• _Exercise goal_
Please output every line of the material as it stands, without the pictures.

• _Data_
★ ★ ★ ★ ★
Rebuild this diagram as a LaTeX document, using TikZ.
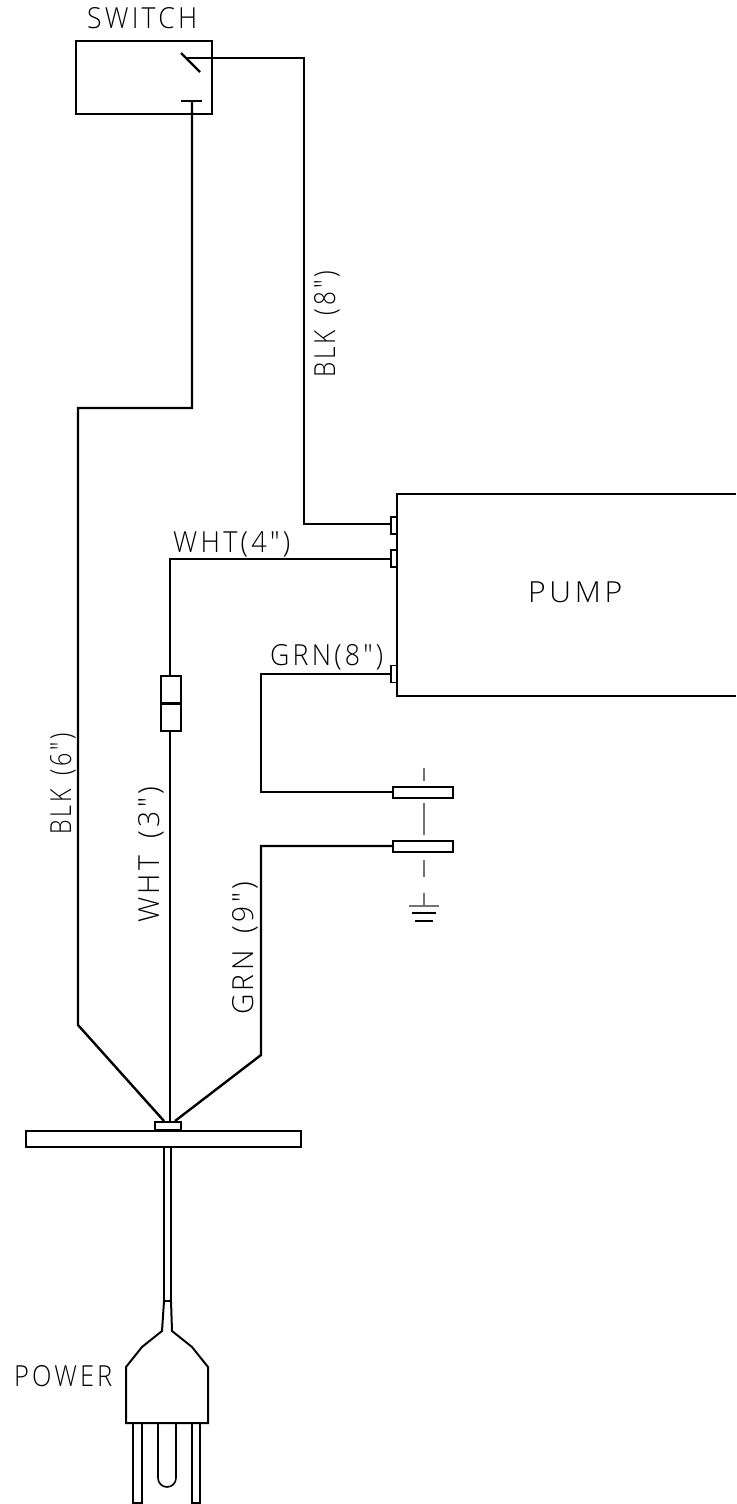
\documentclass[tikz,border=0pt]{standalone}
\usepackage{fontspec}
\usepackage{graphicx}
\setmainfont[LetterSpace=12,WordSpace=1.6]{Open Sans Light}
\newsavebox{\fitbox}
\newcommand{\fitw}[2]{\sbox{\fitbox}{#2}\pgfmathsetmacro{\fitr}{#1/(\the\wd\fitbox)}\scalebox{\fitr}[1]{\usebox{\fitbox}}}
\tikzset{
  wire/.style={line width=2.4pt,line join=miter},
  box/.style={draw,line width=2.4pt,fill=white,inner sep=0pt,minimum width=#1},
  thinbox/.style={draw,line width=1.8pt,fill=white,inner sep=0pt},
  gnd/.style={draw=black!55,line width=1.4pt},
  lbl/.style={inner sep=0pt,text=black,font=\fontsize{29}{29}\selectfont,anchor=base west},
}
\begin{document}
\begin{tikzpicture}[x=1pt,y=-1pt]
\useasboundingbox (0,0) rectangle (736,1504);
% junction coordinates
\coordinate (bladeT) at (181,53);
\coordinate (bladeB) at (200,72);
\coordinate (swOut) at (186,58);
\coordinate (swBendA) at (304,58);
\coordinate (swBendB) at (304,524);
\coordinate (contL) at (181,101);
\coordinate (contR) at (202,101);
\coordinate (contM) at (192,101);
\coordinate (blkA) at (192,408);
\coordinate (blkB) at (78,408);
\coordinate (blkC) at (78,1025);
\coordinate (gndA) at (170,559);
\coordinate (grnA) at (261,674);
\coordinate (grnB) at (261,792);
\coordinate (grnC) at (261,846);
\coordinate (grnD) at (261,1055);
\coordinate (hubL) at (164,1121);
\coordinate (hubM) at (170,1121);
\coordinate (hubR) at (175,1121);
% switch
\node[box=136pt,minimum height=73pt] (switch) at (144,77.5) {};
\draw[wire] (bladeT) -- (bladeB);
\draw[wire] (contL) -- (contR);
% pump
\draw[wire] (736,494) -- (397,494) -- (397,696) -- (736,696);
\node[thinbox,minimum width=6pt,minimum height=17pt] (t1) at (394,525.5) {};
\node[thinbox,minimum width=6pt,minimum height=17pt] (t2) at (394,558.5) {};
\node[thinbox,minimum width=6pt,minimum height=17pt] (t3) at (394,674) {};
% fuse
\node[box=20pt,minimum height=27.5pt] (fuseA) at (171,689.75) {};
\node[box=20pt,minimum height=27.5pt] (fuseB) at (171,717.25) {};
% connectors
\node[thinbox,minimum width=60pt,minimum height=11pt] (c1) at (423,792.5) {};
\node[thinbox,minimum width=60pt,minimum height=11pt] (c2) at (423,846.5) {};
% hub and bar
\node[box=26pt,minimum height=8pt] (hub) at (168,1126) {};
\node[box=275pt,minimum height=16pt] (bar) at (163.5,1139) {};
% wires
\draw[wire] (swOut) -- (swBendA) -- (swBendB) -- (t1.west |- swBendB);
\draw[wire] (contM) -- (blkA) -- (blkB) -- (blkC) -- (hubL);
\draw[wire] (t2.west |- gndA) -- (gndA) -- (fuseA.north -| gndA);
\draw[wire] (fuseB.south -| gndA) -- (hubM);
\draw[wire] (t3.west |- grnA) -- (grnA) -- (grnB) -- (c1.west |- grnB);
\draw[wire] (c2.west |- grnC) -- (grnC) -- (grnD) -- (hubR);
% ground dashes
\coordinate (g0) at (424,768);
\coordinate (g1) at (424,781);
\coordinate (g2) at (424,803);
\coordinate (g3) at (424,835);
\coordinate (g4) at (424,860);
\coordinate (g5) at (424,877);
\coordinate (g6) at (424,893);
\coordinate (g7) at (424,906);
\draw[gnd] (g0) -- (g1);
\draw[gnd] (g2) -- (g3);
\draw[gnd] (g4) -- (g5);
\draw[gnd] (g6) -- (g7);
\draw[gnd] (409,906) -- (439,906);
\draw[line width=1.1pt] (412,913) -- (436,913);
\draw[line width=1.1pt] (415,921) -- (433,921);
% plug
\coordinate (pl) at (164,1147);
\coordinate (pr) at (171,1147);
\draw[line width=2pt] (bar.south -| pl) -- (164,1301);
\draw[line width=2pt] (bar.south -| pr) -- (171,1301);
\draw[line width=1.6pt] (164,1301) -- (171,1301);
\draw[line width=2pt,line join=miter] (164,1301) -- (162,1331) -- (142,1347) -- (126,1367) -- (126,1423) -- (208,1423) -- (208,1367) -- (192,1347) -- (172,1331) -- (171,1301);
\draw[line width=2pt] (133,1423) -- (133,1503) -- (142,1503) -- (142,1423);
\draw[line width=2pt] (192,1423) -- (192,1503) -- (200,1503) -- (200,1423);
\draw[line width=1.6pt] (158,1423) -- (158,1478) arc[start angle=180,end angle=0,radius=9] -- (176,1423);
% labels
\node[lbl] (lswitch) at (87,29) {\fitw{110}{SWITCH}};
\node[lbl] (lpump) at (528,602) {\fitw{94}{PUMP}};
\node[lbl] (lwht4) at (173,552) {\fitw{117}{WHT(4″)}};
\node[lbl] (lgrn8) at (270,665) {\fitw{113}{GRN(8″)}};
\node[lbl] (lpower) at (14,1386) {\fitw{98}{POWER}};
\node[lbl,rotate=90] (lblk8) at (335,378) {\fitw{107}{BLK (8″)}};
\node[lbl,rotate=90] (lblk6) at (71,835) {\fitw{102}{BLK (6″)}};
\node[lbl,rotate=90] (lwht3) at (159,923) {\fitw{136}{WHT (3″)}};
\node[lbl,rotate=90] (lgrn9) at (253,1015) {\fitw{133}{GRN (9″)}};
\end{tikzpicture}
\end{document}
★ ★ ★ ★ ★
• _Written reply_
Rebuild this diagram as a LaTeX document, using TikZ.
\documentclass[tikz,border=0pt]{standalone}
\usepackage{fontspec}
\usepackage{graphicx}
\setmainfont[LetterSpace=12,WordSpace=1.6]{Open Sans Light}
\newsavebox{\fitbox}
\newcommand{\fitw}[2]{\sbox{\fitbox}{#2}\pgfmathsetmacro{\fitr}{#1/(\the\wd\fitbox)}\scalebox{\fitr}[1]{\usebox{\fitbox}}}
\tikzset{
  wire/.style={line width=2.4pt,line join=miter},
  box/.style={draw,line width=2.4pt,fill=white,inner sep=0pt,minimum width=#1},
  thinbox/.style={draw,line width=1.8pt,fill=white,inner sep=0pt},
  gnd/.style={draw=black!55,line width=1.4pt},
  lbl/.style={inner sep=0pt,text=black,font=\fontsize{29}{29}\selectfont,anchor=base west},
}
\begin{document}
\begin{tikzpicture}[x=1pt,y=-1pt]
\useasboundingbox (0,0) rectangle (736,1504);
% junction coordinates
\coordinate (bladeT) at (181,53);
\coordinate (bladeB) at (200,72);
\coordinate (swOut) at (186,58);
\coordinate (swBendA) at (304,58);
\coordinate (swBendB) at (304,524);
\coordinate (contL) at (181,101);
\coordinate (contR) at (202,101);
\coordinate (contM) at (192,101);
\coordinate (blkA) at (192,408);
\coordinate (blkB) at (78,408);
\coordinate (blkC) at (78,1025);
\coordinate (gndA) at (170,559);
\coordinate (grnA) at (261,674);
\coordinate (grnB) at (261,792);
\coordinate (grnC) at (261,846);
\coordinate (grnD) at (261,1055);
\coordinate (hubL) at (164,1121);
\coordinate (hubM) at (170,1121);
\coordinate (hubR) at (175,1121);
% switch
\node[box=136pt,minimum height=73pt] (switch) at (144,77.5) {};
\draw[wire] (bladeT) -- (bladeB);
\draw[wire] (contL) -- (contR);
% pump
\draw[wire] (736,494) -- (397,494) -- (397,696) -- (736,696);
\node[thinbox,minimum width=6pt,minimum height=17pt] (t1) at (394,525.5) {};
\node[thinbox,minimum width=6pt,minimum height=17pt] (t2) at (394,558.5) {};
\node[thinbox,minimum width=6pt,minimum height=17pt] (t3) at (394,674) {};
% fuse
\node[box=20pt,minimum height=27.5pt] (fuseA) at (171,689.75) {};
\node[box=20pt,minimum height=27.5pt] (fuseB) at (171,717.25) {};
% connectors
\node[thinbox,minimum width=60pt,minimum height=11pt] (c1) at (423,792.5) {};
\node[thinbox,minimum width=60pt,minimum height=11pt] (c2) at (423,846.5) {};
% hub and bar
\node[box=26pt,minimum height=8pt] (hub) at (168,1126) {};
\node[box=275pt,minimum height=16pt] (bar) at (163.5,1139) {};
% wires
\draw[wire] (swOut) -- (swBendA) -- (swBendB) -- (t1.west |- swBendB);
\draw[wire] (contM) -- (blkA) -- (blkB) -- (blkC) -- (hubL);
\draw[wire] (t2.west |- gndA) -- (gndA) -- (fuseA.north -| gndA);
\draw[wire] (fuseB.south -| gndA) -- (hubM);
\draw[wire] (t3.west |- grnA) -- (grnA) -- (grnB) -- (c1.west |- grnB);
\draw[wire] (c2.west |- grnC) -- (grnC) -- (grnD) -- (hubR);
% ground dashes
\coordinate (g0) at (424,768);
\coordinate (g1) at (424,781);
\coordinate (g2) at (424,803);
\coordinate (g3) at (424,835);
\coordinate (g4) at (424,860);
\coordinate (g5) at (424,877);
\coordinate (g6) at (424,893);
\coordinate (g7) at (424,906);
\draw[gnd] (g0) -- (g1);
\draw[gnd] (g2) -- (g3);
\draw[gnd] (g4) -- (g5);
\draw[gnd] (g6) -- (g7);
\draw[gnd] (409,906) -- (439,906);
\draw[line width=1.1pt] (412,913) -- (436,913);
\draw[line width=1.1pt] (415,921) -- (433,921);
% plug
\coordinate (pl) at (164,1147);
\coordinate (pr) at (171,1147);
\draw[line width=2pt] (bar.south -| pl) -- (164,1301);
\draw[line width=2pt] (bar.south -| pr) -- (171,1301);
\draw[line width=1.6pt] (164,1301) -- (171,1301);
\draw[line width=2pt,line join=miter] (164,1301) -- (162,1331) -- (142,1347) -- (126,1367) -- (126,1423) -- (208,1423) -- (208,1367) -- (192,1347) -- (172,1331) -- (171,1301);
\draw[line width=2pt] (133,1423) -- (133,1503) -- (142,1503) -- (142,1423);
\draw[line width=2pt] (192,1423) -- (192,1503) -- (200,1503) -- (200,1423);
\draw[line width=1.6pt] (158,1423) -- (158,1478) arc[start angle=180,end angle=0,radius=9] -- (176,1423);
% labels
\node[lbl] (lswitch) at (87,29) {\fitw{110}{SWITCH}};
\node[lbl] (lpump) at (528,602) {\fitw{94}{PUMP}};
\node[lbl] (lwht4) at (173,552) {\fitw{117}{WHT(4″)}};
\node[lbl] (lgrn8) at (270,665) {\fitw{113}{GRN(8″)}};
\node[lbl] (lpower) at (14,1386) {\fitw{98}{POWER}};
\node[lbl,rotate=90] (lblk8) at (335,378) {\fitw{107}{BLK (8″)}};
\node[lbl,rotate=90] (lblk6) at (71,835) {\fitw{102}{BLK (6″)}};
\node[lbl,rotate=90] (lwht3) at (159,923) {\fitw{136}{WHT (3″)}};
\node[lbl,rotate=90] (lgrn9) at (253,1015) {\fitw{133}{GRN (9″)}};
\end{tikzpicture}
\end{document}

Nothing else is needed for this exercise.